Кира любит находиться рядом со мной и особенно любит одежду, хранящую мой запах, поэтому я часто нахожу брюки и футболки, свернутые в клубок где-нибудь под кроватью или вокруг нее. Она предпочитает засыпать в их мягком коконе, а не в своей теплой постели. Сколько раз она смешила меня по утрам, просыпаясь с моей футболкой или каким-нибудь другим предметом одежды на голове.
У меня редко бывают выходные, поэтому большую часть времени Кира проводит со мной на работе. Она с самого начала была очень спокойной собакой и крайне мало лаяла. Она идеальный компаньон: ей достаточно нескольких минут, чтобы побеситься и поиграть, хорошей прогулки, а потом она будет спать и храпеть, как ее папочка, который до смешного много работает, а потом бесится несколько часов на рок-концерте, заваливается спать и храпит. Мы — горошины из одного стручка. У нас идеальная совместимость. Кира сидит у моих ног, когда я пишу свои лекции и статьи. Вот и сейчас она лежит рядом и мирно похрапывает, пока я пишу эту главу. Когда в конце дня я сажусь писать хирургические отчеты по проведенным операциям, Кира тоже устраивается у моих ног и дарит мне утешение, даже если операция прошла неудачно. Оперируя, я всегда знаю, что мой пациент — это чья-то Кира, и об этом я никогда не забываю.

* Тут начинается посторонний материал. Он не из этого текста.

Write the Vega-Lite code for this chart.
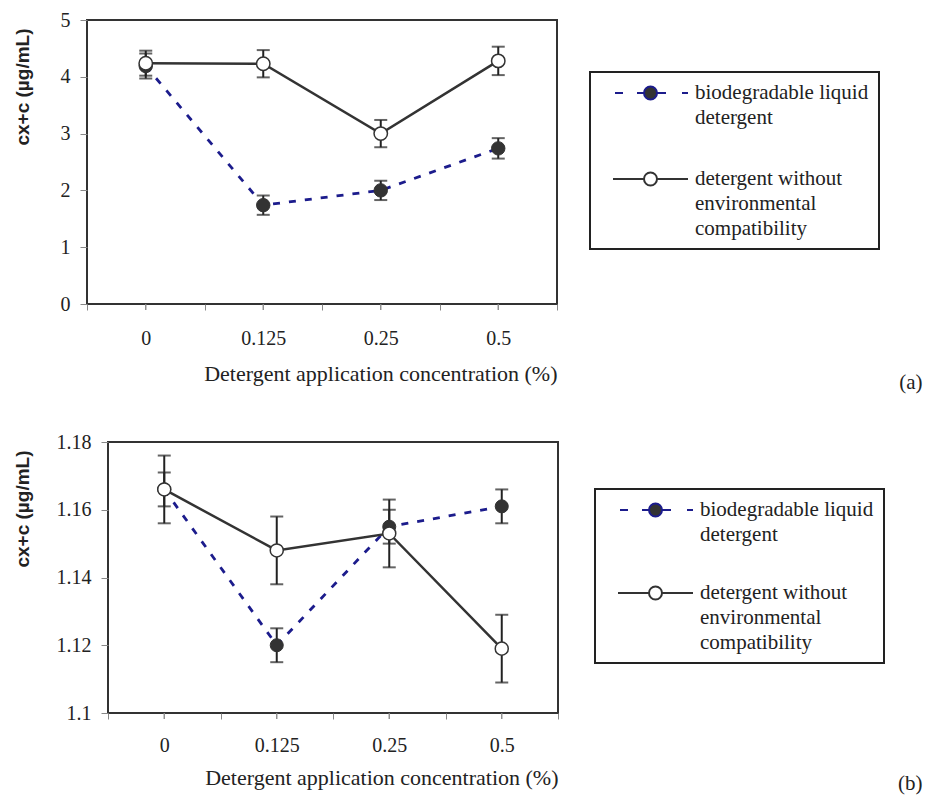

Она была рядом со мной, когда я до поздней ночи готовился к экзамену на специалиста. Ее любовь помогала мне продолжать подготовку, даже когда я уставал и хотел все бросить. Но я вспоминал, что делаю это для нее и для Кир других людей.
Она лижет мой колючий подбородок и рыщет под столом в поисках вкусных крошек — это два ее любимых занятия. Особенно любит она комнату отдыха персонала, где всегда полно крошек. Честно говоря, Кира, как и многие собаки, готова стать другом любому, кто ее чем-то угостит. К счастью, и Кира, и Эми понимают особенности моего баланса между работой и жизнью, и нам уже много лет удается сосуществовать вполне гармонично. Мы с Эми — «родители» Киры, а она давно стала членом двух семей: моей — в клинике, и семьи Эми и Кайла.